● SUPPLIED MATERIAL
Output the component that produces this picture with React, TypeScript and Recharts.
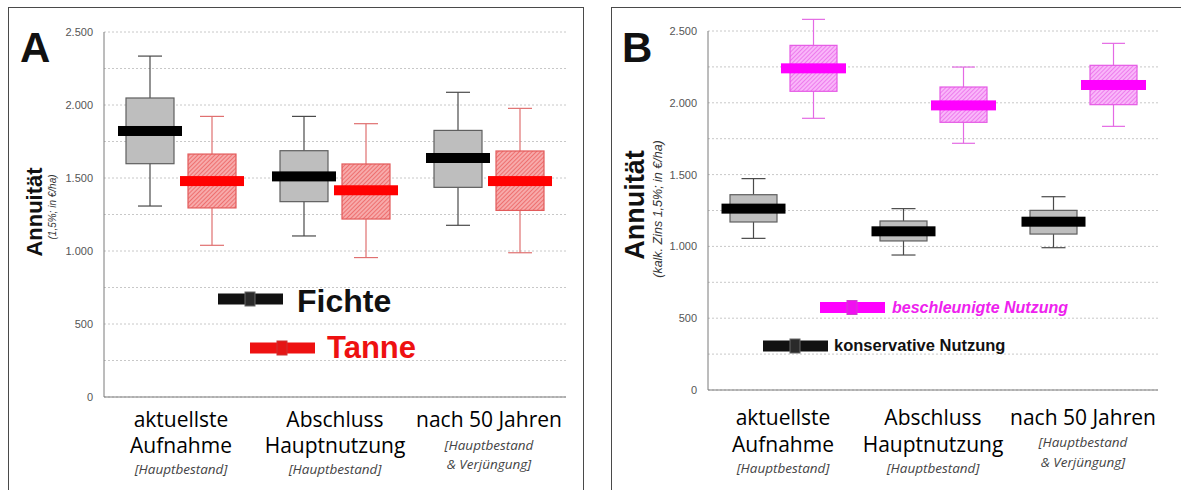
import React from 'react';
import { ComposedChart, Bar, XAxis, YAxis, CartesianGrid } from 'recharts';

// Category keys and their multi-line captions
const categoryKeys = ['aktuell', 'abschluss', 'nach50'];
const categoryTitles = [['aktuellste', 'Aufnahme'], ['Abschluss', 'Hauptnutzung'], ['nach 50 Jahren']];
const categoryNotes = [['[Hauptbestand]'], ['[Hauptbestand]'], ['[Hauptbestand', '& Verjüngung]']];

// Five-number summaries per category: [min, q1, median, q3, max] in €/ha
const fichte = [
  [1308, 1598, 1822, 2048, 2335],
  [1103, 1338, 1511, 1687, 1922],
  [1176, 1436, 1637, 1826, 2087],
];
const tanne = [
  [1039, 1295, 1479, 1664, 1922],
  [955, 1219, 1416, 1596, 1872],
  [988, 1278, 1479, 1685, 1977],
];
const konservativ = [
  [1056, 1170, 1263, 1360, 1472],
  [940, 1038, 1105, 1177, 1263],
  [991, 1086, 1172, 1251, 1346],
];
const beschleunigt = [
  [1892, 2080, 2240, 2400, 2581],
  [1718, 1864, 1982, 2110, 2249],
  [1836, 1987, 2124, 2261, 2414],
];

const yTicks = [0, 250, 500, 750, 1000, 1250, 1500, 1750, 2000, 2250, 2500];
const yLabelStep = 500;

type Stats = { min: number; q1: number; median: number; q3: number; max: number };
const toStats = (v: number[]): Stats => ({ min: v[0], q1: v[1], median: v[2], q3: v[3], max: v[4] });

const rowsA = categoryKeys.map((cat, i) => ({ cat, s1: toStats(fichte[i]), s2: toStats(tanne[i]) }));
const rowsB = categoryKeys.map((cat, i) => ({ cat, s1: toStats(konservativ[i]), s2: toStats(beschleunigt[i]) }));

type BoxStyle = {
  fill: string;
  border: string;
  whisker: string;
  median: string;
  capWidth: number;
  medianWidth: number;
};

const styleGray: BoxStyle = { fill: '#BEBEBE', border: '#5f5f5f', whisker: '#4a4a4a', median: '#000000', capWidth: 24, medianWidth: 64 };
const styleRed: BoxStyle = { fill: 'url(#hatchRed)', border: '#E25A5A', whisker: '#E07070', median: '#FF0000', capWidth: 24, medianWidth: 64 };
const styleMagenta: BoxStyle = { fill: 'url(#hatchMagenta)', border: '#E55AE5', whisker: '#E46AE4', median: '#FF00FF', capWidth: 23, medianWidth: 65 };

// The bar spans q1..q3 through the chart's y scale; the rest of the box plot
// is placed with the same pixel-per-value ratio.
const makeBoxShape = (key: 's1' | 's2', st: BoxStyle, rows: any[]) => (props: any) => {
  const { x, y, width, height, index } = props;
  const row = props.payload && props.payload[key] ? props.payload : rows[index];
  const s: Stats = row[key];
  const top = Math.min(y, y + height);
  const bottom = Math.max(y, y + height);
  const k = (bottom - top) / (s.q3 - s.q1);
  const toY = (v: number) => bottom - (v - s.q1) * k;
  const cx = x + width / 2;
  const yMax = toY(s.max);
  const yMin = toY(s.min);
  const yQ3 = toY(s.q3);
  const yQ1 = toY(s.q1);
  const yMed = toY(s.median);
  return (
    <g>
      <line x1={cx} x2={cx} y1={yMax} y2={yMin} stroke={st.whisker} strokeWidth={1.2} />
      <line x1={cx - st.capWidth / 2} x2={cx + st.capWidth / 2} y1={yMax} y2={yMax} stroke={st.whisker} strokeWidth={1.2} />
      <line x1={cx - st.capWidth / 2} x2={cx + st.capWidth / 2} y1={yMin} y2={yMin} stroke={st.whisker} strokeWidth={1.2} />
      <rect x={cx - width / 2} y={yQ3} width={width} height={yQ1 - yQ3} fill={st.fill} stroke={st.border} strokeWidth={1.2} />
      <rect x={cx - st.medianWidth / 2} y={yMed - 5} width={st.medianWidth} height={10} fill={st.median} />
    </g>
  );
};

const fmt = (v: number) => (v % yLabelStep === 0 ? v.toLocaleString('de-DE') : '');

const makeCategoryTick = (titleY: number[], noteY: number[][]) => (props: any) => {
  const { x, y, payload, index } = props;
  const i = typeof index === 'number' ? index : categoryKeys.indexOf(payload.value);
  const titles = categoryTitles[i];
  const notes = categoryNotes[i];
  const ny = noteY[notes.length === 1 ? 0 : 1];
  return (
    <g>
      {titles.map((t, j) => (
        <text key={'t' + j} x={x} y={y + titleY[j]} textAnchor="middle" fontFamily="'Open Sans', sans-serif" fontWeight={500} fontSize={21} fill="#000">
          {t}
        </text>
      ))}
      {notes.map((t, j) => (
        <text key={'n' + j} x={x} y={y + ny[j]} textAnchor="middle" fontFamily="'Open Sans', sans-serif" fontStyle="italic" fontSize={13.5} fill="#444">
          {t}
        </text>
      ))}
    </g>
  );
};

const emptyTick = () => <g />;

type PanelProps = {
  rows: any[];
  width: number;
  margin: { top: number; right: number; bottom: number; left: number };
  xAxisHeight: number;
  barSize: number;
  barGap: number;
  st1: BoxStyle;
  st2: BoxStyle;
  titleY: number[];
  noteY: number[][];
  name1: string;
  name2: string;
};

const Panel = (p: PanelProps) => (
  <ComposedChart width={p.width} height={490} data={p.rows} margin={p.margin} barGap={p.barGap} barSize={p.barSize}>
    <CartesianGrid vertical={false} stroke="#c8c8c8" strokeDasharray="2 2" />
    <XAxis
      dataKey="cat"
      height={p.xAxisHeight}
      tickLine={false}
      tickSize={0}
      tickMargin={0}
      axisLine={{ stroke: '#7a7a7a' }}
      tick={makeCategoryTick(p.titleY, p.noteY)}
      interval={0}
    />
    <XAxis
      dataKey="cat"
      xAxisId="top"
      orientation="top"
      mirror
      height={0}
      tickSize={4}
      tickLine={{ stroke: '#7a7a7a' }}
      axisLine={{ stroke: '#7a7a7a' }}
      tick={emptyTick}
      interval={0}
    />
    <XAxis
      dataKey="cat"
      xAxisId="bottomTicks"
      orientation="bottom"
      mirror
      height={0}
      tickSize={4}
      tickLine={{ stroke: '#7a7a7a' }}
      axisLine={false}
      tick={emptyTick}
      interval={0}
    />
    <YAxis
      domain={[0, 2500]}
      ticks={yTicks}
      interval={0}
      width={50}
      tickLine={false}
      tickSize={6}
      tickMargin={5}
      tickFormatter={fmt}
      axisLine={{ stroke: '#7a7a7a' }}
      tick={{ fontSize: 11, fill: '#555', fontFamily: "'Liberation Sans', Arial, sans-serif" }}
    />
    <YAxis
      yAxisId="innerTicks"
      domain={[0, 2500]}
      ticks={yTicks}
      interval={0}
      mirror
      width={0}
      tickSize={3}
      tickLine={{ stroke: '#7a7a7a' }}
      axisLine={false}
      tick={emptyTick}
    />
    <YAxis
      yAxisId="right"
      orientation="right"
      domain={[0, 2500]}
      mirror
      width={0}
      tickLine={false}
      axisLine={{ stroke: '#7a7a7a' }}
      tick={emptyTick}
    />
    <Bar name={p.name1} dataKey={(d: any) => [d.s1.q1, d.s1.q3]} isAnimationActive={false} shape={makeBoxShape('s1', p.st1, p.rows)} />
    <Bar name={p.name2} dataKey={(d: any) => [d.s2.q1, d.s2.q3]} isAnimationActive={false} shape={makeBoxShape('s2', p.st2, p.rows)} />
  </ComposedChart>
);

const sans = "'Liberation Sans', Arial, sans-serif";

const LegendKey = ({ x, y, color, inner, innerStroke }: { x: number; y: number; color: string; inner: string; innerStroke: string }) => (
  <g>
    <rect x={x} y={y} width={65} height={11} fill={color} />
    <rect x={x + 27} y={y - 1.5} width={10} height={14} fill={inner} stroke={innerStroke} strokeWidth={1} />
  </g>
);

export default function App() {
  return (
    <div style={{ position: 'absolute', left: 0, top: 0, width: 1181, height: 490, overflow: 'hidden', background: '#fff' }}>
      <svg width={0} height={0} style={{ position: 'absolute' }}>
        <defs>
          <pattern id="hatchRed" width={3} height={3} patternUnits="userSpaceOnUse" patternTransform="rotate(45)">
            <rect width={3} height={3} fill="#F7AAAA" />
            <line x1={0} y1={0} x2={0} y2={3} stroke="#E84848" strokeWidth={1.2} />
          </pattern>
          <pattern id="hatchMagenta" width={3} height={3} patternUnits="userSpaceOnUse" patternTransform="rotate(45)">
            <rect width={3} height={3} fill="#F9B6F9" />
            <line x1={0} y1={0} x2={0} y2={3} stroke="#E655E6" strokeWidth={1.2} />
          </pattern>
        </defs>
      </svg>

      {/* panel frames */}
      <div style={{ position: 'absolute', left: 8, top: 7, width: 574, height: 520, border: '1.5px solid #4a4a4a' }} />
      <div style={{ position: 'absolute', left: 611, top: 7, width: 620, height: 520, border: '1.5px solid #4a4a4a' }} />

      <div style={{ position: 'absolute', left: 0, top: 0 }}>
        <Panel
          rows={rowsA}
          width={600}
          margin={{ top: 32, right: 34, bottom: 0, left: 54 }}
          xAxisHeight={93}
          barSize={48}
          barGap={14}
          st1={styleGray}
          st2={styleRed}
          titleY={[30, 56]}
          noteY={[[77], [53, 72]]}
          name1="Fichte"
          name2="Tanne"
        />
      </div>
      <div style={{ position: 'absolute', left: 600, top: 0 }}>
        <Panel
          rows={rowsB}
          width={581}
          margin={{ top: 31, right: 23, bottom: 0, left: 58 }}
          xAxisHeight={100}
          barSize={47}
          barGap={13}
          st1={styleGray}
          st2={styleMagenta}
          titleY={[35, 62]}
          noteY={[[83], [57, 77]]}
          name1="konservative Nutzung"
          name2="beschleunigte Nutzung"
        />
      </div>

      {/* panel letters, axis titles and legends */}
      <svg width={1181} height={490} style={{ position: 'absolute', left: 0, top: 0, pointerEvents: 'none' }}>
        <text x={20} y={62} fontFamily={sans} fontWeight="bold" fontSize={42} fill="#111">A</text>
        <text x={622} y={62} fontFamily={sans} fontWeight="bold" fontSize={42} fill="#111">B</text>

        <text transform="translate(42,212) rotate(-90)" textAnchor="middle" fontFamily={sans} fontWeight="bold" fontSize={22} fill="#111">Annuität</text>
        <text transform="translate(56,207) rotate(-90)" textAnchor="middle" fontFamily={sans} fontStyle="italic" fontSize={10} fill="#333">(1,5%; in €/ha)</text>

        <text transform="translate(644,205) rotate(-90)" textAnchor="middle" fontFamily={sans} fontWeight="bold" fontSize={27} fill="#111">Annuität</text>
        <text transform="translate(662,209) rotate(-90)" textAnchor="middle" fontFamily={sans} fontStyle="italic" fontSize={12.5} fill="#333">(kalk. Zins 1,5%; in €/ha)</text>

        <LegendKey x={218} y={293.5} color="#111" inner="#2a2a2a" innerStroke="#666" />
        <text x={297} y={312} fontFamily={sans} fontWeight="bold" fontSize={32} fill="#111">Fichte</text>
        <LegendKey x={250} y={342.5} color="#EE1111" inner="#E51515" innerStroke="#cc3333" />
        <text x={327} y={358} fontFamily={sans} fontWeight="bold" fontSize={31} fill="#EE1111">Tanne</text>

        <LegendKey x={820} y={302} color="#FF00FF" inner="#F010F0" innerStroke="#d040d0" />
        <text x={892} y={313} fontFamily={sans} fontWeight="bold" fontStyle="italic" fontSize={16} fill="#EE22EE">beschleunigte Nutzung</text>
        <LegendKey x={763} y={340.5} color="#111" inner="#2a2a2a" innerStroke="#666" />
        <text x={834} y={351} fontFamily={sans} fontWeight="bold" fontSize={16.5} fill="#111">konservative Nutzung</text>
      </svg>
    </div>
  );
}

● WORK INSTRUCTIONS
Skip the pictures, please, and transcribe only the lines from the beginning of the material through the one that contains "const styleMagenta: BoxStyle".

● SOLUTION TO THE PROBLEM
Output the component that produces this picture with React, TypeScript and Recharts.
import React from 'react';
import { ComposedChart, Bar, XAxis, YAxis, CartesianGrid } from 'recharts';

// Category keys and their multi-line captions
const categoryKeys = ['aktuell', 'abschluss', 'nach50'];
const categoryTitles = [['aktuellste', 'Aufnahme'], ['Abschluss', 'Hauptnutzung'], ['nach 50 Jahren']];
const categoryNotes = [['[Hauptbestand]'], ['[Hauptbestand]'], ['[Hauptbestand', '& Verjüngung]']];

// Five-number summaries per category: [min, q1, median, q3, max] in €/ha
const fichte = [
  [1308, 1598, 1822, 2048, 2335],
  [1103, 1338, 1511, 1687, 1922],
  [1176, 1436, 1637, 1826, 2087],
];
const tanne = [
  [1039, 1295, 1479, 1664, 1922],
  [955, 1219, 1416, 1596, 1872],
  [988, 1278, 1479, 1685, 1977],
];
const konservativ = [
  [1056, 1170, 1263, 1360, 1472],
  [940, 1038, 1105, 1177, 1263],
  [991, 1086, 1172, 1251, 1346],
];
const beschleunigt = [
  [1892, 2080, 2240, 2400, 2581],
  [1718, 1864, 1982, 2110, 2249],
  [1836, 1987, 2124, 2261, 2414],
];

const yTicks = [0, 250, 500, 750, 1000, 1250, 1500, 1750, 2000, 2250, 2500];
const yLabelStep = 500;

type Stats = { min: number; q1: number; median: number; q3: number; max: number };
const toStats = (v: number[]): Stats => ({ min: v[0], q1: v[1], median: v[2], q3: v[3], max: v[4] });

const rowsA = categoryKeys.map((cat, i) => ({ cat, s1: toStats(fichte[i]), s2: toStats(tanne[i]) }));
const rowsB = categoryKeys.map((cat, i) => ({ cat, s1: toStats(konservativ[i]), s2: toStats(beschleunigt[i]) }));

type BoxStyle = {
  fill: string;
  border: string;
  whisker: string;
  median: string;
  capWidth: number;
  medianWidth: number;
};

const styleGray: BoxStyle = { fill: '#BEBEBE', border: '#5f5f5f', whisker: '#4a4a4a', median: '#000000', capWidth: 24, medianWidth: 64 };
const styleRed: BoxStyle = { fill: 'url(#hatchRed)', border: '#E25A5A', whisker: '#E07070', median: '#FF0000', capWidth: 24, medianWidth: 64 };
const styleMagenta: BoxStyle = { fill: 'url(#hatchMagenta)', border: '#E55AE5', whisker: '#E46AE4', median: '#FF00FF', capWidth: 23, medianWidth: 65 };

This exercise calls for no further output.